The honest answer to "rent or buy?" is uncomfortable: it depends on more inputs than the question pretends. The calculator above is a model, not a recommendation. What it does well is calibrate what each path costs once the comparison is made apples-to-apples.
How the model works
For the buy path, we compute upfront costs (down payment + Grunderwerbsteuer (property transfer tax) at the Bundesland-specific rate + 2% notary + 3.57% broker), then a fixed monthly mortgage payment using the standard Annuitätendarlehen (annuity loan) formula. Each year we add Hausgeld (building service charge) and maintenance (~1.5% of property value annually). The property appreciates at a configurable rate. After N years, the buyer's net position is property equity (current value minus remaining mortgage) minus the total cash they put in.
For the rent path, we track cumulative rent paid as the renter's cost. Rent grows at a configurable rate each year. The crossover year is the first year where the buyer's wealth (equity built up minus everything spent) exceeds the rent the renter would have paid over the same period. That's the answer to "how long do I need to stay to make buying pay off?" If buying never wins under your assumptions, the calculator says so plainly.
What about investing the difference? A disciplined renter who invests their down payment and the monthly cost gap in an ETF can come out ahead even when buying breaks even on costs. That's a separate question, it isn't about renting versus buying, it's about owning the property versus owning the equity market. If that comparison matters to you, the investment comparison calculator handles it directly.
Things that move the answer a lot
Holding period
Closing costs (Grunderwerbsteuer + notary + broker) are roughly 9-12% of the purchase price. Buying is dead money for the first few years until property appreciation and mortgage paydown together exceed those costs. The longer you hold, the more buying wins; the shorter, the more renting wins.
Tilgung rate (initial principal repayment)
Initial Tilgung determines both your monthly burden and your total interest cost over the life of the loan. 1% Tilgung at current rates means a 35-40 year payoff and something like double the lifetime interest of a 3% Tilgung loan that pays off in ~22 years. Most German banks recommend a minimum of 2%. The calculator's default.
The rent-to-buy ratio
If a comparable rental is much cheaper per month than the mortgage + Hausgeld + maintenance, the renter saves substantially each year. In Munich the gap is often tight enough to favour buying after a handful of years; in Leipzig it's often wider and renting wins for longer. Use a comparable-rent figure for the same property, not a cheaper alternative.
Property appreciation
German residential property has averaged ~1.5% real appreciation long-term, with substantial regional variation. Munich and Berlin have outpaced; smaller cities have lagged or fallen. Use a number that reflects your local market, not the national average.
What we don't model
Mortgage interest tax deductibility. Not allowed in Germany for owner-occupied property. Only landlords can deduct interest on rental property.

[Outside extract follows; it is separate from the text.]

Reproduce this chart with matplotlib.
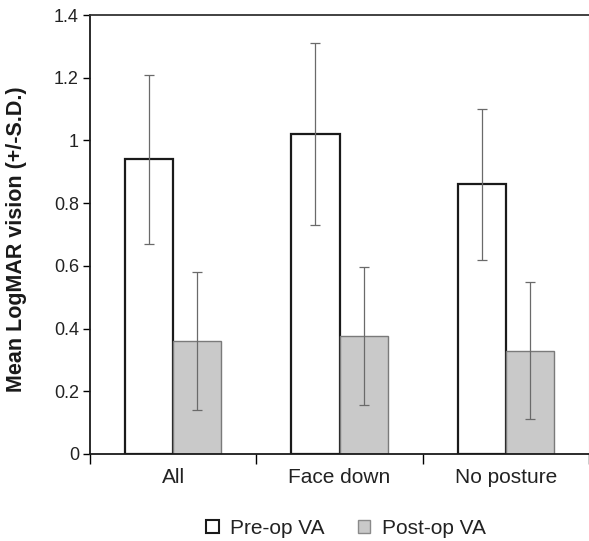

KfW subsidies and BAFA grants. Available for some energy-efficient properties but too situation-specific to model meaningfully. Add to your down payment if relevant.
Capital gains tax on the property at sale. An owner-occupied home is tax-free regardless of how long you've held it, as long as you've used it as your own residence in the year of sale and the two preceding years. For rented or vacant property, Spekulationssteuer applies if you sell within ten years of buying. Out of scope here, but flag it if you're modelling a short hold on an investment property.
Capital gains tax on the ETF portfolio. Abgeltungssteuer (25% + Soli) applies on realised gains. We compare gross performance because tax circumstances are individual; subtract roughly 26-28% of the renter's portfolio gain in your head to see the after-tax picture.
Mietpreisbremse caps on rent increases. Where in force, these limit rent growth on existing leases. The default 2% rent inflation already reflects the blunt average; use lower if you're in a strongly-protected lease, higher if you're in a market without effective controls.
The bigger frame
Buying isn't just a financial transaction; it's also a decision about mobility, life stage, and how you want to live. A renter with a portfolio of equal wealth has more flexibility; a buyer with the same wealth has more stability. The calculator measures the financial dimension only. Whether the answer leans buy or rent for you depends on what you weight beyond the numbers.